KLM expressed its displeasure to Boeing after receiving its first 787-10 Dreamliner in June.

Some examples about the lack of proper quality control are: loose seats, missing or incorrectly installed split pins, nuts that are not fully tightened, an unattached fuel pipe clamp and various missing parts.

KLM blames Boeing for poor quality control, late delivery and inadequate workforce at the factory.

The airline was planning to receive its first Boeing 787 exactly 100 days before the 100th year celebrations of the company, but the delivery was delayed.

There are also some negative feedbacks from other airline operators who received their Deamliners from Charleston factory. Etihad, for instance, calls a recent delivery "very bad".

Boeing-South-Carolina
Charleston Factory

However, not all 787 customers are negative. For example, United Airlines describes its Dreamliner deliveries as excellent quality and customer experience.Chinese carriers Hainan Airlines and China Eastern Airlines are also very positive in their response to Boeing.

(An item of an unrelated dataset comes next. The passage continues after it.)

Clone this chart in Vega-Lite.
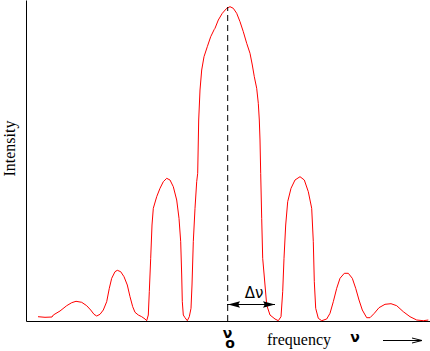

But unfortunately It is not the first time we hear complaints about the Charleston factory. A few months ago, some workers from the plant spoke to the New York Times anonymously and complained about the practices there.

Research from the American newspaper revealed that a lot was going wrong at the factory such as the installation of defective parts and metal debris and tools that were left inside the mechanical components.

It is also known fact that Qatar Airways accepts the 787s produced in the Boeing's Everett factory only.

According to the aviation analyst Scott Hamilton, the problem arises from the current strategy followed by Boeing to cut the costs to mitigate the financial damage incurred due to ongoing 737 MAX grounding. Nothing will change in the near future Hamilton says.

On the other hand, KLM is quite satisfied with the operational performance of its Dreamliners. The airline has recently ordered one more Boeing 787 and exchanged its A350s on order with the 787s ordered by the other Group partner Air France.

It is true that a few things were discussed with Boeing and then fixed. We always find something small, because we are very critical when it comes to the safety and benefit of our customers. This way of working is constantly improving the quality of the aircraft.

With every delivery of a new aircraft, specialized people from KLM, including a pilot, carry out intensive system checks for two weeks, both on the ground and in the air to ensure the safety and quality before the aircraft enters into service,

KLM said in a statement exclusively sent to Luchtvaartnieuws.nl.